Cheerful talk this for my Ave to the new house! All I have heard about it is delightful, and I hope, when you feel able and have any time to spare, you will tell me something more. We are leaving here to-morrow, and hope to get home on Thursday or Friday.
This summer was one of a little revived cheerfulness. The elder of Mrs. Oliphant’s nieces (who were also her adopted daughters) was married on the 26th of July. There is always, or almost always, a certain amount of pleasant excitement in preparing for a marriage — the gathering together of the bride’s pretty things, the summoning of friends, and the arrangement for the ceremony. Into all this Mrs. Oliphant threw herself, determined that the girl she had brought up should go to her husband surrounded by all that love and care could do for her. A very large party assembled, and for the last time the house, which had known so much happiness and so much sorrow, was filled and overflowing with guests.
In all that was to be done Cecco took the part of master. He was far from well, and on the day of the wedding his looks alarmed some of those who loved him. Almost immediately afterwards there was an evident failure of his health, and his mother’s anxieties became again as acute as ever.
To the Hon. Emily Lawless.
Windsor,
3rd August.
I write a line in haste to ask if you would lend your name and a little bit of work at any time to a humble magazine which is re-beginning on a more mature scale under the guidance of a quaint little friend of mine, a young Scotsman, whose queer ambition it is to establish a magazine. He has tried twice, and failed at the cost of all he had. But he is making this third attempt with passion, and with the aid of wealthy friends who will not let anybody suffer by him, though they will not be liberal in their payments. I am writing a story for him, chiefly out of interest and sympathy....I think you would be interested did you see him. Will you give him your name for his programme, and a little something, some day or other?...Do give me your help for him.
I hope you are now safe at Niton, since you are going there, though I also wish you had not gone there with a raging sea between us. I hope my dear Lady Cloncurry has got there safely, and I hope you will like it. Cecco is very, very poorly. It was found he had dilatation of the heart, which is the immediate cause of his low state; but I am more anxious about him than any words can say. It seems to me as if my sorrows were never to have an end as long as my life lasts.
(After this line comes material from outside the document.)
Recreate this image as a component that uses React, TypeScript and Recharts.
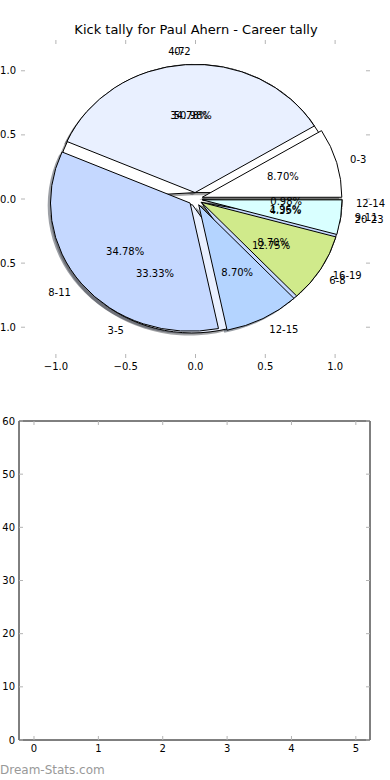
import { ComposedChart, Line, Pie, PieChart, Cell, XAxis, YAxis } from "recharts";

// career kicks by distance band, two binnings drawn on the same axes
const BANDS_OF_4 = ["0-3", "4-7", "8-11", "12-15", "16-19", "20-23"];
const KICKS_OF_4 = [2, 8, 8, 2, 2, 1];
const BANDS_OF_3 = ["0-2", "3-5", "6-8", "9-11", "12-14"];
const KICKS_OF_3 = [52, 34, 13, 2, 1];

const PIE_TICKS = [-1, -0.5, 0, 0.5, 1];
const EMPTY_X_TICKS = [0, 1, 2, 3, 4, 5];
const EMPTY_Y_TICKS = [0, 10, 20, 30, 40, 50, 60];

const WEDGE_COLORS = ["#ffffff", "#e9f0ff", "#c5d8ff", "#b4d4ff", "#d0ea8b", "#d9ffff"];

const FONT = "'DejaVu Sans', sans-serif";
const TICK_GREY = "#b4b4b4";
const SQUASH = 128.2 / 139.6; // the axes are not square, so the pie is an ellipse
const EXPLODE = 0.05;
const RAD = Math.PI / 180;

const pieA = BANDS_OF_4.map((name, i) => ({ name, value: KICKS_OF_4[i] }));
const pieB = BANDS_OF_3.map((name, i) => ({ name, value: KICKS_OF_3[i] }));
const pieAxisRows = PIE_TICKS.map((x) => ({ x }));
const emptyRows = EMPTY_X_TICKS.map((x) => ({ x }));

function wedgePath(cx: number, cy: number, r: number, a0: number, a1: number, sx = 0, sy = 0) {
  const ry = r * SQUASH;
  const mid = ((a0 + a1) / 2) * RAD;
  const ox = cx + EXPLODE * r * Math.cos(mid) + sx;
  const oy = cy - EXPLODE * ry * Math.sin(mid) + sy;
  const x0 = ox + r * Math.cos(a0 * RAD);
  const y0 = oy - ry * Math.sin(a0 * RAD);
  const x1 = ox + r * Math.cos(a1 * RAD);
  const y1 = oy - ry * Math.sin(a1 * RAD);
  const large = a1 - a0 > 180 ? 1 : 0;
  return `M${ox},${oy} L${x0},${y0} A${r},${ry} 0 ${large} 0 ${x1},${y1} Z`;
}

function shade(hex: string) {
  const n = parseInt((hex || "#ffffff").slice(1), 16);
  const c = [(n >> 16) & 255, (n >> 8) & 255, n & 255].map((v) => Math.round(v * 0.3));
  return `rgb(${c[0]},${c[1]},${c[2]})`;
}

const faceShape = (p: any) => (
  <path
    d={wedgePath(p.cx, p.cy, p.outerRadius, p.startAngle, p.endAngle)}
    fill={p.fill}
    stroke="#000"
    strokeWidth={1}
  />
);

const shadowShape = (p: any) => (
  <path
    d={wedgePath(p.cx, p.cy, p.outerRadius, p.startAngle, p.endAngle, -0.02 * p.outerRadius, 0.02 * p.outerRadius * SQUASH)}
    fill={shade(p.fill)}
    fillOpacity={0.5}
    stroke="none"
  />
);

const noShape = () => <g />;

const wedgeLabel = (p: any) => {
  const { cx, cy, midAngle, outerRadius, percent, name } = p;
  const ry = outerRadius * SQUASH;
  const c = Math.cos(midAngle * RAD);
  const s = Math.sin(midAngle * RAD);
  return (
    <g>
      <text
        x={cx + (1.1 + EXPLODE) * outerRadius * c}
        y={cy - (1.1 + EXPLODE) * ry * s}
        textAnchor={c > 0 ? "start" : "end"}
        dominantBaseline="central"
        fontFamily={FONT}
        fontSize={10}
        fill="#000"
      >
        {name}
      </text>
      <text
        x={cx + (0.6 + EXPLODE) * outerRadius * c}
        y={cy - (0.6 + EXPLODE) * ry * s}
        textAnchor="middle"
        dominantBaseline="central"
        fontFamily={FONT}
        fontSize={10}
        fill="#000"
      >
        {(percent * 100).toFixed(2)}%
      </text>
    </g>
  );
};

// tick marks point into the plot, labels sit outside (matplotlib style)
function InTick(props: any) {
  const { x, y, payload, side, fmt, gap = 5 } = props;
  const len = 4;
  let line;
  let label = null;
  const text = fmt ? fmt(payload.value) : null;
  if (side === "bottom") {
    line = <line x1={x} y1={y} x2={x} y2={y - len} stroke={TICK_GREY} />;
    if (text !== null)
      label = (
        <text x={x} y={y + 8} textAnchor="middle" dominantBaseline="central" fontFamily={FONT} fontSize={10} fill="#000">
          {text}
        </text>
      );
  } else if (side === "top") {
    line = <line x1={x} y1={y} x2={x} y2={y + len} stroke={TICK_GREY} />;
  } else if (side === "left") {
    line = <line x1={x} y1={y} x2={x + len} y2={y} stroke={TICK_GREY} />;
    if (text !== null)
      label = (
        <text x={x - gap} y={y} textAnchor="end" dominantBaseline="central" fontFamily={FONT} fontSize={10} fill="#000">
          {text}
        </text>
      );
  } else {
    line = <line x1={x} y1={y} x2={x - len} y2={y} stroke={TICK_GREY} />;
  }
  return (
    <g>
      {line}
      {label}
    </g>
  );
}

const fmtPie = (v: number) => (v < 0 ? "\u2212" : "") + Math.abs(v).toFixed(1);
const fmtInt = (v: number) => String(v);

const axisBase = {
  tickLine: false,
  tickSize: 0,
  tickMargin: 0,
  allowDataOverflow: true,
  interval: 0 as const,
};

function pieLayer(data: any[], key: string, shape: any, withLabel: boolean) {
  return (
    <Pie
      key={key}
      data={data}
      dataKey="value"
      nameKey="name"
      cx={195.5}
      cy={199}
      outerRadius={139.6}
      startAngle={0}
      endAngle={360}
      stroke="none"
      labelLine={false}
      label={withLabel ? wedgeLabel : false}
      shape={shape}
      activeShape={shape}
      inactiveShape={shape}
      isAnimationActive={false}
    >
      {data.map((_, i) => (
        <Cell key={i} fill={WEDGE_COLORS[i]} />
      ))}
    </Pie>
  );
}

export default function App() {
  return (
    <div
      style={{
        position: "absolute",
        left: 0,
        top: 0,
        width: 390,
        height: 780,
        background: "#fff",
        overflow: "hidden",
      }}
    >
      <div
        style={{
          position: "absolute",
          left: 0,
          width: 390,
          top: 22,
          textAlign: "center",
          paddingLeft: 1,
          fontFamily: FONT,
          fontSize: 13,
          lineHeight: "16px",
          color: "#000",
        }}
      >
        Kick tally for Paul Ahern - Career tally
      </div>

      {/* frame-less axes behind the pies */}
      <div style={{ position: "absolute", left: 0, top: 0 }}>
        <ComposedChart width={390} height={390} data={pieAxisRows} margin={{ top: 39, right: 19, bottom: 31, left: 20 }}>
          <XAxis
            {...axisBase}
            xAxisId="b"
            dataKey="x"
            type="number"
            domain={[-1.25, 1.25]}
            ticks={PIE_TICKS}
            height={1}
            axisLine={false}
            tick={<InTick side="bottom" fmt={fmtPie} />}
          />
          <XAxis
            {...axisBase}
            xAxisId="t"
            orientation="top"
            dataKey="x"
            type="number"
            domain={[-1.25, 1.25]}
            ticks={PIE_TICKS}
            height={1}
            axisLine={false}
            tick={<InTick side="top" />}
          />
          <YAxis
            {...axisBase}
            yAxisId="l"
            type="number"
            domain={[-1.24, 1.24]}
            ticks={PIE_TICKS}
            width={1}
            axisLine={false}
            tick={<InTick side="left" fmt={fmtPie} gap={5} />}
          />
          <YAxis
            {...axisBase}
            yAxisId="r"
            orientation="right"
            type="number"
            domain={[-1.24, 1.24]}
            ticks={PIE_TICKS}
            width={1}
            axisLine={false}
            tick={<InTick side="right" />}
          />
          <Line xAxisId="b" yAxisId="l" dataKey="y" stroke="none" dot={false} isAnimationActive={false} />
        </ComposedChart>
      </div>

      <div style={{ position: "absolute", left: 0, top: 0 }}>
        <PieChart width={390} height={390} margin={{ top: 0, right: 0, bottom: 0, left: 0 }}>
          {pieLayer(pieB, "shadowB", shadowShape, false)}
          {pieLayer(pieA, "shadowA", shadowShape, false)}
          {pieLayer(pieB, "faceB", faceShape, false)}
          {pieLayer(pieA, "faceA", faceShape, false)}
          {pieLayer(pieB, "labelB", noShape, true)}
          {pieLayer(pieA, "labelA", noShape, true)}
        </PieChart>
      </div>

      {/* second, empty panel */}
      <div style={{ position: "absolute", left: 0, top: 390 }}>
        <ComposedChart width={390} height={390} data={emptyRows} margin={{ top: 30, right: 19, bottom: 39, left: 18 }}>
          <XAxis
            {...axisBase}
            xAxisId="b"
            dataKey="x"
            type="number"
            domain={[-0.233, 5.22]}
            ticks={EMPTY_X_TICKS}
            height={1}
            axisLine={{ stroke: "#000" }}
            tick={<InTick side="bottom" fmt={fmtInt} />}
          />
          <XAxis
            {...axisBase}
            xAxisId="t"
            orientation="top"
            dataKey="x"
            type="number"
            domain={[-0.233, 5.22]}
            ticks={EMPTY_X_TICKS}
            height={1}
            axisLine={{ stroke: "#000" }}
            tick={<InTick side="top" />}
          />
          <YAxis
            {...axisBase}
            yAxisId="l"
            type="number"
            domain={[0, 60]}
            ticks={EMPTY_Y_TICKS}
            width={1}
            axisLine={{ stroke: "#000" }}
            tick={<InTick side="left" fmt={fmtInt} gap={4} />}
          />
          <YAxis
            {...axisBase}
            yAxisId="r"
            orientation="right"
            type="number"
            domain={[0, 60]}
            ticks={EMPTY_Y_TICKS}
            width={1}
            axisLine={{ stroke: "#000" }}
            tick={<InTick side="right" />}
          />
          <Line xAxisId="b" yAxisId="l" dataKey="y" stroke="none" dot={false} isAnimationActive={false} />
        </ComposedChart>
      </div>

      <div
        style={{
          position: "absolute",
          left: 0,
          top: 762,
          fontFamily: FONT,
          fontSize: 12,
          lineHeight: "16px",
          color: "#999",
        }}
      >
        Dream-Stats.com
      </div>
    </div>
  );
}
“The Valentines” are here and look very happy, tell Lady Cloncurry, which it is a comfort to see. Don’t think me importunate for endeavouring to make you lend your standard to a forlorn-hope. Much love to you both.
To Mr. Blackwood.
Windsor,
27th August.
…The two Hamleys make a great gap in the old band of contributors. I hope you pick up new ones to fill up the vacant places. One always regrets the days that are gone, but it must be “Le roi est mort, vive le roi!” in literature as well as in all other things…
The last time, I think, that I saw Sir Edward was at a Royal Academy soirée in the Jubilee year, when he was blazing with all his stars and orders, and a most distinguished figure, whom one was proud to stand by. I have just been recalling this in writing to his niece. I am glad to have that last recollection of him.